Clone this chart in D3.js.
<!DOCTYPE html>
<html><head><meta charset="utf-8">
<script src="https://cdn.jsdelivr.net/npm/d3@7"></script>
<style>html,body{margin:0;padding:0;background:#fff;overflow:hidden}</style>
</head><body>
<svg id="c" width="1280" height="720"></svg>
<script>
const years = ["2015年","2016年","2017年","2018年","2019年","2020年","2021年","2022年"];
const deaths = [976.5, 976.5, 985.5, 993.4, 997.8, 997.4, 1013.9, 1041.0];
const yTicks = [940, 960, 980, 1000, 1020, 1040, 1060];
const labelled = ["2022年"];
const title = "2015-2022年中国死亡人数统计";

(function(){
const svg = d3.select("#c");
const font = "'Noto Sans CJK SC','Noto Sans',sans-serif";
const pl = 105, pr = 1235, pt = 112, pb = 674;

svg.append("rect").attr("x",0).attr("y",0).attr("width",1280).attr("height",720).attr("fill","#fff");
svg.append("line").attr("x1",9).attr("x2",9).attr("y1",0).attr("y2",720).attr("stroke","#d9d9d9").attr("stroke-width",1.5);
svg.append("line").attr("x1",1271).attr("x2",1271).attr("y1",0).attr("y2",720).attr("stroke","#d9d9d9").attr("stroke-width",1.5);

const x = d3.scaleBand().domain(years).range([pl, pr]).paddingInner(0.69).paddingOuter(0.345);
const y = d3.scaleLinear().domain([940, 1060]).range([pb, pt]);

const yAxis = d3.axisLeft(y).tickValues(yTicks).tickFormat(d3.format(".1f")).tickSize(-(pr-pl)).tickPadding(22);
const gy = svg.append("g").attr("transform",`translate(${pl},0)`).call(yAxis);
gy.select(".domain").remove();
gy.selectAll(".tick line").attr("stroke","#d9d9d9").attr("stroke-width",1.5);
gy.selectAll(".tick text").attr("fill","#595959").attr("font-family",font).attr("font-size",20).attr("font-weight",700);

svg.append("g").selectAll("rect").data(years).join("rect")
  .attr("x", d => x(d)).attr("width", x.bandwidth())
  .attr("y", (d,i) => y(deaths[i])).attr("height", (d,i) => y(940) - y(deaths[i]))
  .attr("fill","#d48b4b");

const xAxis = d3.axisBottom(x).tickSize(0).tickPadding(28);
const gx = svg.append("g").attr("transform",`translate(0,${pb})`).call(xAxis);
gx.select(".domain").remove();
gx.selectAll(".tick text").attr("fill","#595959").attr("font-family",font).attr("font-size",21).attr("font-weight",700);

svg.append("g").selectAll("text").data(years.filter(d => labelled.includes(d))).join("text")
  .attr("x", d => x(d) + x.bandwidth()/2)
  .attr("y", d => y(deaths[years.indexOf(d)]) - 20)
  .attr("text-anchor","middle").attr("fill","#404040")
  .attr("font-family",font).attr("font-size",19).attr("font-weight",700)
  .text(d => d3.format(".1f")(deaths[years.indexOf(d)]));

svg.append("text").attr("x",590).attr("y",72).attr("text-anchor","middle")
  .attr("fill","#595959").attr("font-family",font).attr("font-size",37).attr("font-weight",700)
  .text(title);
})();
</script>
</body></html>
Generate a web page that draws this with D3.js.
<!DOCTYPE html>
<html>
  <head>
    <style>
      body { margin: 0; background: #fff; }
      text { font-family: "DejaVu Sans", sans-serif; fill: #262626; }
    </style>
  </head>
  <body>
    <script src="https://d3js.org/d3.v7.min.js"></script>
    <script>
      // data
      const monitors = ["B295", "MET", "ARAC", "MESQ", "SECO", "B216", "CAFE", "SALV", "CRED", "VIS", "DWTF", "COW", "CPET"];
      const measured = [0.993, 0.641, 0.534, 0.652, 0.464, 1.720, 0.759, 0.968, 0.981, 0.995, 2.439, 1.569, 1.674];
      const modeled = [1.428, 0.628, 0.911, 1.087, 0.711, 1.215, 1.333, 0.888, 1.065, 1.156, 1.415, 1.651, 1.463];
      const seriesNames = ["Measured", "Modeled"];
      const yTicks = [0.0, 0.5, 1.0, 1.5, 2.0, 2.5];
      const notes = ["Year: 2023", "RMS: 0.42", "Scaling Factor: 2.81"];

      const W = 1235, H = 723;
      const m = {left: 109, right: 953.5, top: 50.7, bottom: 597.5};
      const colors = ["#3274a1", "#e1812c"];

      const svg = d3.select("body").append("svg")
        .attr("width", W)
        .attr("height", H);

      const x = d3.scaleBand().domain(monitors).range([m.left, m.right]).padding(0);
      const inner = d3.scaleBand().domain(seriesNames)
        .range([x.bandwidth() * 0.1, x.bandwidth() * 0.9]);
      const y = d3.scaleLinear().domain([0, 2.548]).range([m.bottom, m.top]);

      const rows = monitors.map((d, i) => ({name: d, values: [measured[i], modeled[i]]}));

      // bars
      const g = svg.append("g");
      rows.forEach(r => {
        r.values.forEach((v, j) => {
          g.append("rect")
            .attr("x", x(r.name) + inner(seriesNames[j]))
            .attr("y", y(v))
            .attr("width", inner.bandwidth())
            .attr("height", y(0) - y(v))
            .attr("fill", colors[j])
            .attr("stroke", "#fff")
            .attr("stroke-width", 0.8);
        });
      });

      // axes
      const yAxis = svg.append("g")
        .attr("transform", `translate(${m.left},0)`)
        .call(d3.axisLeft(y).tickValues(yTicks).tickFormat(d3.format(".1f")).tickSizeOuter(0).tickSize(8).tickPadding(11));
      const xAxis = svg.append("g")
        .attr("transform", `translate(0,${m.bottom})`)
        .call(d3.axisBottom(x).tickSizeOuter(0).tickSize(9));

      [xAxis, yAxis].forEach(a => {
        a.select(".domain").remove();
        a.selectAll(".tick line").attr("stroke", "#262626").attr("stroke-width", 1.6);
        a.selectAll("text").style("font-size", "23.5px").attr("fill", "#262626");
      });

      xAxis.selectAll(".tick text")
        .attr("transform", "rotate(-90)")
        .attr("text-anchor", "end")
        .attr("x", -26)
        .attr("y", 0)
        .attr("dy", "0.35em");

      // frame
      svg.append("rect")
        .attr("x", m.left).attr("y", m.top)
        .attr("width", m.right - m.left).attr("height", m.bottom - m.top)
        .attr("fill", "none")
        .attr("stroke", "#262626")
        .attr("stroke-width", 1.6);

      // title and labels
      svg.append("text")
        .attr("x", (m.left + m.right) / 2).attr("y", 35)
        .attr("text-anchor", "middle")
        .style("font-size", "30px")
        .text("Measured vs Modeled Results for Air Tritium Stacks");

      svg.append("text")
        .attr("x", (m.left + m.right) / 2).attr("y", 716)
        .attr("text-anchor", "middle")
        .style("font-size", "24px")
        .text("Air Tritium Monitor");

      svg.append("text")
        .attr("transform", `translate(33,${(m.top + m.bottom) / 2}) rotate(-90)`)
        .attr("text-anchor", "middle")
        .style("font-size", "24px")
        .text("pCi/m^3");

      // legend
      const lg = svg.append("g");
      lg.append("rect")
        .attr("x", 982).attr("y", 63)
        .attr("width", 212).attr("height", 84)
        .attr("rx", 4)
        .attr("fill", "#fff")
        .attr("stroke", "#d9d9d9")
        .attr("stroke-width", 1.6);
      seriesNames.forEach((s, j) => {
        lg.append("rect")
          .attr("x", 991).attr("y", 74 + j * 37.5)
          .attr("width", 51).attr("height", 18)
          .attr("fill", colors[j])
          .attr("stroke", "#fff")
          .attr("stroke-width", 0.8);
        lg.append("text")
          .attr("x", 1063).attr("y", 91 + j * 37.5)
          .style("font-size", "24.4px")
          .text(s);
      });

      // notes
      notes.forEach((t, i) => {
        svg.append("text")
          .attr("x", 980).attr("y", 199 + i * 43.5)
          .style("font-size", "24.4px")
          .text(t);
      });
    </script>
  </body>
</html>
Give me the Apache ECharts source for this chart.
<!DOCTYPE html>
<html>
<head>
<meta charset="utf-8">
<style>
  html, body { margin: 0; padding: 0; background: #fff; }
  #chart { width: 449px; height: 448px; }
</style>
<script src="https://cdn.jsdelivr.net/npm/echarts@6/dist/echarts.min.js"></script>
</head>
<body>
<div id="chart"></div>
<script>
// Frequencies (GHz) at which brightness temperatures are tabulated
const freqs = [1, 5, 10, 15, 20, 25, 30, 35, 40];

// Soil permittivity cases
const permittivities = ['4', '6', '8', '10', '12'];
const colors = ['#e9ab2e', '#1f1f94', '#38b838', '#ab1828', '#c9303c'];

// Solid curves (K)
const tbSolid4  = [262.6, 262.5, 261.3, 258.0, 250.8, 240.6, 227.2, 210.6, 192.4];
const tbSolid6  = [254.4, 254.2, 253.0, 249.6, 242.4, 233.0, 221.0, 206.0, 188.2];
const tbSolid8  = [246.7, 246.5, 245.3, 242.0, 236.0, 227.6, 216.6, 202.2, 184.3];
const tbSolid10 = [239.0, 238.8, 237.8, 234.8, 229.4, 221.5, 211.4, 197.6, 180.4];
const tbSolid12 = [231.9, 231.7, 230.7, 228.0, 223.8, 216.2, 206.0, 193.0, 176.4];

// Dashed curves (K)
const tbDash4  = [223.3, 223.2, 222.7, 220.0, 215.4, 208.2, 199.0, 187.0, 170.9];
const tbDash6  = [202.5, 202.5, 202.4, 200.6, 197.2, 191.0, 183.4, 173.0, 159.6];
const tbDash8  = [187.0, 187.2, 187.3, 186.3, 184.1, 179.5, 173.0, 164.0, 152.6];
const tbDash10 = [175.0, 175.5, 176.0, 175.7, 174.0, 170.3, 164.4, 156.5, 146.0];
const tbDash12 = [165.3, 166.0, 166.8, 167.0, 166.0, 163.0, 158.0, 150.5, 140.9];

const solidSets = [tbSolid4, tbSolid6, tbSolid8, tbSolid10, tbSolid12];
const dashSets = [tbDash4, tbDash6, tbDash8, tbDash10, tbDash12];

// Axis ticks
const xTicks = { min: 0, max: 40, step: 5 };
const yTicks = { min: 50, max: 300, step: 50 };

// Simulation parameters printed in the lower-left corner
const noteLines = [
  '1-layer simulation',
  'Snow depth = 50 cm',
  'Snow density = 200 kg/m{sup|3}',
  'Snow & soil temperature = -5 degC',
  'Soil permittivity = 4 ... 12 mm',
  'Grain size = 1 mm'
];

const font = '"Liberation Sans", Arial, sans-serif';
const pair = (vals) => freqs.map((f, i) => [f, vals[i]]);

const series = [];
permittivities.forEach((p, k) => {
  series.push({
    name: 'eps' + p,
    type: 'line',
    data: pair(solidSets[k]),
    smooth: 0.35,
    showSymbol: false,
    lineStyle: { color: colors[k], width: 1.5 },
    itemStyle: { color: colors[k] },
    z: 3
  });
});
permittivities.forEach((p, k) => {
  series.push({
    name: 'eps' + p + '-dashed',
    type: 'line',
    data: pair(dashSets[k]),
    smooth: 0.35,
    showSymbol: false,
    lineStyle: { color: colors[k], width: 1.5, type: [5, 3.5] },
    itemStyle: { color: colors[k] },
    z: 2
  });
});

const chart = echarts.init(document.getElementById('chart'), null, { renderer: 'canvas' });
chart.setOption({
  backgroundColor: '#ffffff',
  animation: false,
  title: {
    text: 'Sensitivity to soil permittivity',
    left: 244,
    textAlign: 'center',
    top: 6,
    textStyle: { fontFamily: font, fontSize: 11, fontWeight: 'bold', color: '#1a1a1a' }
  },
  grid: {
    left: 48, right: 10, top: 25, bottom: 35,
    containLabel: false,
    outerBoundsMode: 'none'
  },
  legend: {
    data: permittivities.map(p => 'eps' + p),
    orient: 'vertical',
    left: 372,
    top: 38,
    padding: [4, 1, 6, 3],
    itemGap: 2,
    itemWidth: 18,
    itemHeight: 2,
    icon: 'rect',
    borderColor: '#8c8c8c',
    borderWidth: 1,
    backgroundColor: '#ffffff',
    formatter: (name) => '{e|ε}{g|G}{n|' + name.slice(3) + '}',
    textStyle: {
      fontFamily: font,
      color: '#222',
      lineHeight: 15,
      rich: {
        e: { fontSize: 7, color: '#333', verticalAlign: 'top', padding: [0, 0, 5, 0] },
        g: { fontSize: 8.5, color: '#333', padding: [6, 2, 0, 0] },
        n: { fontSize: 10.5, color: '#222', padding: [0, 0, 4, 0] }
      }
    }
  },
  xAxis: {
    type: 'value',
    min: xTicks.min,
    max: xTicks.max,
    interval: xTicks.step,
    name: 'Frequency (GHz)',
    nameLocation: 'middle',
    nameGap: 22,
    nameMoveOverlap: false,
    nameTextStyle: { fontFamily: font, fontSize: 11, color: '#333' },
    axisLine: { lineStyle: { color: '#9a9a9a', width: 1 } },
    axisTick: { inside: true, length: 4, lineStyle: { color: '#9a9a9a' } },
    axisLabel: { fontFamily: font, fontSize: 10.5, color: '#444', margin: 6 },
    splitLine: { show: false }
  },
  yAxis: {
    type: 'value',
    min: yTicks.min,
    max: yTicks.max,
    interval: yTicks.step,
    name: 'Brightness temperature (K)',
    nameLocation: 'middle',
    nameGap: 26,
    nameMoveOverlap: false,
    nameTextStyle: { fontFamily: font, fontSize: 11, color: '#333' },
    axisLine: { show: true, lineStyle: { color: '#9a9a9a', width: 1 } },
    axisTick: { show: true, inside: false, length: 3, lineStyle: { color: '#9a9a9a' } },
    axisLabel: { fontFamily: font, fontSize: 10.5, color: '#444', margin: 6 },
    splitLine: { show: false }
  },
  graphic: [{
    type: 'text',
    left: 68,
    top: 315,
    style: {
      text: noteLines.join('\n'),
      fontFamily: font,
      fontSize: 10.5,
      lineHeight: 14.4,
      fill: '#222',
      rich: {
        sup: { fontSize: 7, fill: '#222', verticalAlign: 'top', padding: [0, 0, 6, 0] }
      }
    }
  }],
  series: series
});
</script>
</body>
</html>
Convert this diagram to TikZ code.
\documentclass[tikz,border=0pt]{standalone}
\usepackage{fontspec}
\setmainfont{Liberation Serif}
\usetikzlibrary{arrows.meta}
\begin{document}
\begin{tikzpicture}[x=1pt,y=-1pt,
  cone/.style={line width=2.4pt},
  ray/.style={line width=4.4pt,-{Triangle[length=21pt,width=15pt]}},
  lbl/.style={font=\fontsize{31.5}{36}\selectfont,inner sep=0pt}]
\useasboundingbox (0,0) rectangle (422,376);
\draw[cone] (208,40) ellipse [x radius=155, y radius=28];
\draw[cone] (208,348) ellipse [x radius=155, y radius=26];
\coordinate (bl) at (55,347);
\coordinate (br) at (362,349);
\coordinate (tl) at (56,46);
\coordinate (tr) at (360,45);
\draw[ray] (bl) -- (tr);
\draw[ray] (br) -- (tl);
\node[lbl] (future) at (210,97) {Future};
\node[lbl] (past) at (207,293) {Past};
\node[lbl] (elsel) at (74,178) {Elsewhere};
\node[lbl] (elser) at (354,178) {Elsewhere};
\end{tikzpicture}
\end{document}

- - - - - - -

THE EXERCISE:
Return nothing except the number of lines that include the string "this".

ANSWER:
4